Detection and incident response guidance​

  • High‑value signals to monitor:
    • Unexpected crashes or repeated process exceptions in DAQFactory after opening external files.
    • DAQFactory spawning unusual child processes (cmd.exe, powershell.exe, wscript/cscript, or any remote execution tooling).
    • Unexpected network connections from engineering workstations to untrusted destinations following file loads.
    • Sudden changes to project file repositories, new or modified .ctl files with timestamps inconsistent with expected workflows.
  • Response steps for suspected exploitation:
    1. Isolate the affected host from the network (segmented offline quarantine).
    2. Preserve volatile forensic evidence (memory image if feasible), and collect DAQFactory logs, recent .ctl files and process creation logs.
    3. Restore from a known good backup after reimaging, rather than attempting to repair an unknown memory‑corruption compromise in place.
    4. Rotate credentials and secrets that may have been accessible from the compromised workstation.
    5. Report incidents according to regulatory requirements and coordinate with your vendor and national CSIRT (if applicable).

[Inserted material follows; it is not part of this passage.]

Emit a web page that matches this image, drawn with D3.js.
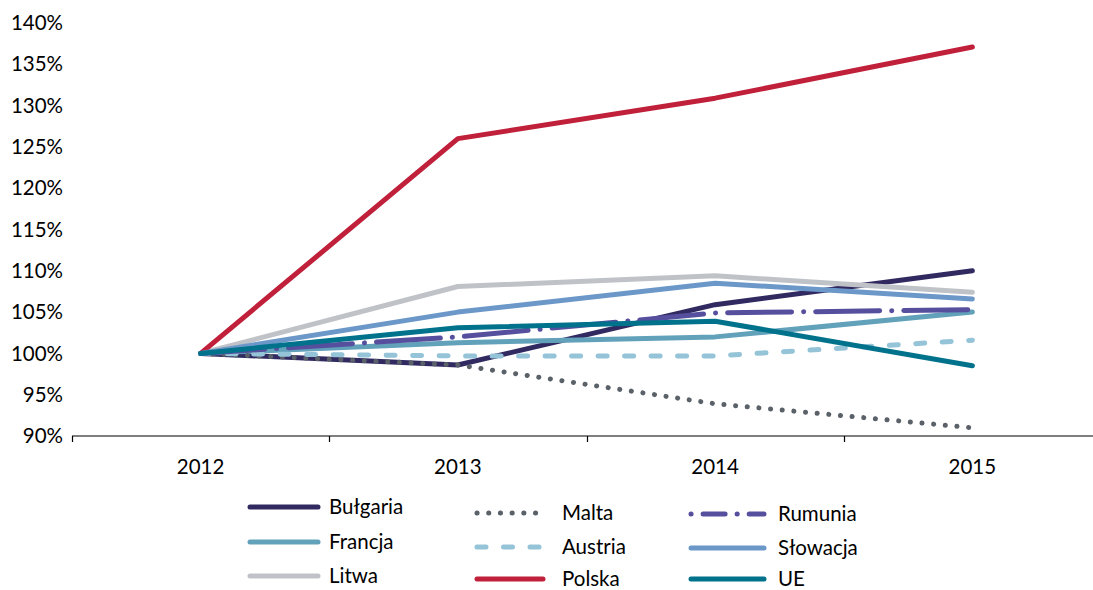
<!DOCTYPE html>
<html>
<head>
<meta charset="utf-8">
<script src="https://cdn.jsdelivr.net/npm/d3@7"></script>
<style>
  body { margin: 0; background: #fff; }
  text { font-family: Lato, "Open Sans", sans-serif; fill: #000; }
</style>
</head>
<body>
<svg id="chart"></svg>
<script>
const years = ["2012", "2013", "2014", "2015"];
const yTicks = [90, 95, 100, 105, 110, 115, 120, 125, 130, 135, 140];

const bulgaria = [100, 98.6, 105.9, 110.0];
const francja = [100, 101.3, 102.0, 105.0];
const litwa = [100, 108.1, 109.4, 107.4];
const malta = [100, 98.6, 93.9, 91.0];
const austria = [100, 99.7, 99.7, 101.6];
const polska = [100, 126.0, 130.9, 137.1];
const rumunia = [100, 102.0, 104.9, 105.3];
const slowacja = [100, 105.0, 108.5, 106.6];
const ue = [100, 103.1, 103.9, 98.5];

const seriesNames = ["Bułgaria", "Francja", "Litwa", "Malta", "Austria", "Polska", "Rumunia", "Słowacja", "UE"];
const seriesValues = [bulgaria, francja, litwa, malta, austria, polska, rumunia, slowacja, ue];

// colours and line styles
const styles = {
  "Bułgaria": { color: "#302a61", dash: null },
  "Francja": { color: "#62a1ba", dash: null },
  "Litwa": { color: "#bfc3c8", dash: null },
  "Malta": { color: "#5b6169", dash: "0.1 11.6" },
  "Austria": { color: "#95c3d7", dash: "9 17.5" },
  "Polska": { color: "#c0203a", dash: null },
  "Rumunia": { color: "#564f9d", dash: "64 12 0.1 12" },
  "Słowacja": { color: "#6b98c8", dash: null },
  "UE": { color: "#00728c", dash: null }
};

const width = 1093;
const height = 590;
const margin = { top: 23, left: 72, right: -8, bottomY: 436 };
const fontSize = "20.5px";

const svg = d3.select("#chart").attr("width", width).attr("height", height);

const xScale = d3
  .scaleBand()
  .domain(years)
  .range([margin.left, width - margin.right]);

const yScale = d3
  .scaleLinear()
  .domain([90, 140])
  .range([margin.bottomY, margin.top]);

// x axis
const xAxis = svg
  .append("g")
  .attr("transform", `translate(0,${margin.bottomY})`);
xAxis
  .append("line")
  .attr("x1", margin.left)
  .attr("x2", width)
  .attr("stroke", "#000")
  .attr("stroke-width", 1.2);
xAxis
  .selectAll("line.tick")
  .data(years)
  .join("line")
  .attr("class", "tick")
  .attr("x1", (d) => Math.round(xScale(d)) + 0.5)
  .attr("x2", (d) => Math.round(xScale(d)) + 0.5)
  .attr("y1", 0)
  .attr("y2", 6)
  .attr("stroke", "#000")
  .attr("stroke-width", 1.2);
xAxis
  .selectAll("text")
  .data(years)
  .join("text")
  .attr("x", (d) => xScale(d) + xScale.bandwidth() / 2)
  .attr("y", 38)
  .attr("text-anchor", "middle")
  .style("font-size", fontSize)
  .text((d) => d);

// y labels (no axis line)
svg
  .append("g")
  .selectAll("text")
  .data(yTicks)
  .join("text")
  .attr("x", 63)
  .attr("y", (d) => yScale(d))
  .attr("dy", "0.35em")
  .attr("text-anchor", "end")
  .style("font-size", fontSize)
  .text((d) => d + "%");

const line = d3
  .line()
  .x((d, i) => xScale(years[i]) + xScale.bandwidth() / 2)
  .y((d) => yScale(d));

// lines
svg
  .append("g")
  .selectAll("path")
  .data(seriesNames)
  .join("path")
  .attr("d", (name, i) => line(seriesValues[i]))
  .attr("fill", "none")
  .attr("stroke", (name) => styles[name].color)
  .attr("stroke-width", 5)
  .attr("stroke-linecap", "round")
  .attr("stroke-linejoin", "round")
  .attr("stroke-dasharray", (name) => styles[name].dash);

// legend, three columns
const legendCols = [
  { x: 250, len: 68, text: 329, rows: [507, 542, 576] },
  { x: 477, len: 66, text: 562, rows: [513, 547, 579] },
  { x: 691, len: 73, text: 778, rows: [514, 548, 579] }
];

const legend = svg.append("g");
seriesNames.forEach((name, i) => {
  const col = legendCols[Math.floor(i / 3)];
  const y = col.rows[i % 3];
  legend
    .append("line")
    .attr("x1", col.x)
    .attr("x2", col.x + col.len)
    .attr("y1", y)
    .attr("y2", y)
    .attr("stroke", styles[name].color)
    .attr("stroke-width", 5)
    .attr("stroke-linecap", "round")
    .attr("stroke-dasharray", name === "Rumunia" ? "0.1 12 22 12" : styles[name].dash);
  legend
    .append("text")
    .attr("x", col.text)
    .attr("y", y)
    .attr("dy", "0.35em")
    .style("font-size", fontSize)
    .text(name);
});
</script>
</body>
</html>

Detection playbook (practical items for Windows admins)​

  • EDR rule examples to consider (implement carefully in testing):
    • Alert on DAQFactory.exe executing cmd.exe/powershell.exe/wscript.exe/cscript.exe.
    • Alert on DAQFactory.exe performing unexpected memory allocation patterns or heap manipulations (EDR heuristics).
    • Block DAQFactory from launching untrusted installers or dropping executables into system folders via AppLocker/WDAC policies where feasible.
  • File integrity checks:
    • Maintain hash whitelists for approved .ctl files used in production.
    • Use a quarantined sandbox to open and validate third‑party project files before promotion into the production environment.

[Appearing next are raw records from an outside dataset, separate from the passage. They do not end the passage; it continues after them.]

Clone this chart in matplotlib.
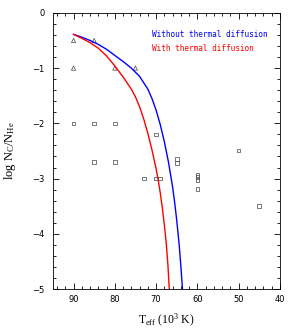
import matplotlib
matplotlib.use('Agg')
import matplotlib.pyplot as plt
from matplotlib.ticker import MultipleLocator

plt.rcParams['mathtext.fontset'] = 'custom'
plt.rcParams['mathtext.rm'] = 'Liberation Serif'
plt.rcParams['mathtext.it'] = 'Liberation Serif:italic'

# model curves (Teff in 10^3 K, log Nc/NHe)
t_nodiff = [90, 88, 86, 84, 82, 80, 78, 76, 74, 72, 71, 70, 69, 68, 67, 66, 65.5, 65, 64.4, 64.0, 63.6]
c_nodiff = [-0.39, -0.44, -0.50, -0.57, -0.66, -0.77, -0.88, -1.00, -1.15, -1.38, -1.55,
            -1.76, -2.02, -2.33, -2.70, -3.15, -3.43, -3.75, -4.20, -4.58, -5.0]
t_diff = [90, 88, 86, 84, 82, 80, 78, 76, 75, 74, 73, 72, 71, 70, 69.5, 69, 68.5, 68, 67.5, 67.1, 66.8]
c_diff = [-0.39, -0.46, -0.54, -0.64, -0.78, -0.96, -1.16, -1.38, -1.52, -1.70, -1.92,
          -2.18, -2.48, -2.82, -3.02, -3.25, -3.52, -3.83, -4.20, -4.60, -5.0]

# observed stars
tri_t = [90, 85, 90, 80, 75]
tri_c = [-0.5, -0.5, -1.0, -1.0, -1.0]
sq_t = [90, 85, 80, 85, 80, 70, 65, 65, 73, 70, 69, 60, 60, 60, 60, 50, 45]
sq_c = [-2.0, -2.0, -2.0, -2.7, -2.7, -2.2, -2.65, -2.72, -3.0, -3.0, -3.0,
        -2.93, -2.97, -3.03, -3.19, -2.49, -3.49]

fig = plt.figure(figsize=(2.99, 3.30), dpi=100)
ax = fig.add_axes([0.177, 0.124, 0.759, 0.837])

ax.plot(t_nodiff, c_nodiff, color='#0000ff', lw=1.0)
ax.plot(t_diff, c_diff, color='#ff0000', lw=1.0)
ax.scatter(tri_t, tri_c, marker='^', s=9, facecolors='none', edgecolors='#444444', linewidths=0.5)
ax.scatter(sq_t, sq_c, marker='s', s=7, facecolors='none', edgecolors='#444444', linewidths=0.5)

ax.text(71, -0.40, 'Without thermal diffusion', color='#0000ff', fontsize=5.6,
        family='DejaVu Sans Mono', va='center')
ax.text(71, -0.64, 'With thermal diffusion', color='#ff0000', fontsize=5.6,
        family='DejaVu Sans Mono', va='center')

ax.set_xlim(95, 40)
ax.set_ylim(-5, 0)
ax.xaxis.set_major_locator(MultipleLocator(10))
ax.xaxis.set_minor_locator(MultipleLocator(2))
ax.yaxis.set_major_locator(MultipleLocator(1))
ax.yaxis.set_minor_locator(MultipleLocator(0.2))
ax.tick_params(which='both', direction='in', top=True, right=True, width=0.6,
               labelsize=6)
ax.tick_params(axis='x', pad=4)
ax.tick_params(axis='y', pad=6)
ax.tick_params(which='major', length=4)
ax.tick_params(which='minor', length=2)
ax.set_xticks([90, 80, 70, 60, 50, 40])
ax.set_yticks([0, -1, -2, -3, -4, -5])
ax.set_yticklabels(['0', '\u22121', '\u22122', '\u22123', '\u22124', '\u22125'])
for s in ax.spines.values():
    s.set_linewidth(0.6)

ax.set_xlabel(r'T$_{\rm eff}$ (10$^3$ K)', family='Liberation Serif', fontsize=8.5, labelpad=6)
ax.set_ylabel(r'log N$_{\rm C}$/N$_{\rm He}$', family='Liberation Serif', fontsize=9, labelpad=10)

fig.savefig('out.png', dpi=100)
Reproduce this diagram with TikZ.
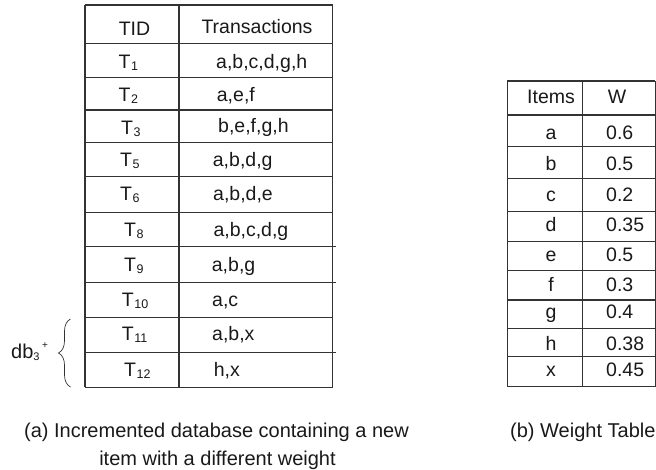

Critical analysis and commentary​

Strengths of the advisory and vendor response​

  • The advisory is specific about the affected release (20.7 build 2555 and prior) and the attack vector (.ctl file parsing), which makes targeted mitigation feasible.
  • The vendor’s patch release (21.1) provides a canonical remediation path — organizations can test and roll forward with confidence once upgrades are validated.
  • CISA’s standard ICS guidance (segment, firewall, restrict network exposure, secure remote access) aligns with industry best practice and is practical to implement in most environments.

Risks and gaps​

  • The attack model’s reliance on user interaction can create a false sense of safety. In operational environments where third parties share projects routinely — contractors, vendors, OEMs — the file exchange channel is a real and persistent risk. A seemingly benign supply‑chain movement of project files can create an attack path.
  • Memory‑safety issues listed (use‑after‑free, type confusion, uninitialized pointer) are the kind of bugs that can be hard to fully mitigate in legacy code without significant code changes. While the released patch likely addresses the immediate parsing failures, defenders should treat the product as higher risk and continue to monitor for follow‑on advisories or further disclosure.
  • Public CVE and NVD records may lag vendor/CISA advisories or not yet reflect the computed CVSS v4 vectors; organizations should not wait for third‑party databases to take action when the vendor and national authority have published guidance.

Threat likelihood​

  • No confirmed in‑the‑wild exploitation was reported at the time of the advisory’s publication, but the combination of high impact and the relatively low barrier (convincing an engineer to open a file) places this in the “high potential” bucket for targeted attacks against industrial facilities. Given past patterns in ICS targeting, any memory‑corruption flaw in engineering software should be prioritized for remediation.

Checklist for Windows engineers and SOC teams​

  1. Inventory all DAQFactory installations and record release/build numbers.
  2. If any host runs 20.7 (Build 2555) or earlier, plan immediate remediation:
    • Test DAQFactory Release 21.1 in a staging environment.
    • Validate all production projects and scripts under 21.1 before deployment.
  3. Implement the file handling hardening:
    • Restrict .ctl file write locations to admin‑writable directories.
    • Use checksums or signing for production project bundles.
  4. Harden endpoints:
    • Enforce EDR with appropriate policies and monitor the detection signals listed earlier.
    • Apply application whitelisting and least privilege.
  5. Network controls:
    • Segment and isolate engineering networks from business networks.
    • Use jump hosts for external connections and maintain updated VPN gateways for remote maintenance.
  6. Training and policy:
    • Update change management and third‑party file handling policies.
    • Train contractors and vendors on secure file sharing protocols for project files.

Final takeaways​

  • The DAQFactory advisory identifies classic, high‑impact memory‑corruption issues in a widely used engineering product; the real‑world risk comes from the trusted nature of engineering project files and the privileged position of engineering workstations.
  • The vendor released DAQFactory Release 21.1 to address the problems cited in the advisory; migrating to the patched release after testing should be the top operational priority.
  • While the flaws require the malicious file to be opened, that single step is common in modern OT workflows; therefore, patching, file governance, segmentation, endpoint detection, and disciplined supply‑chain policies are necessary to reduce both the chance and impact of exploitation.
Operators running DAQFactory on Windows engineering systems should treat this advisory as high priority: confirm your installed release, schedule a test and upgrade to Release 21.1 as soon as possible, and apply the network and host mitigations outlined above while you complete the upgrade and verification process.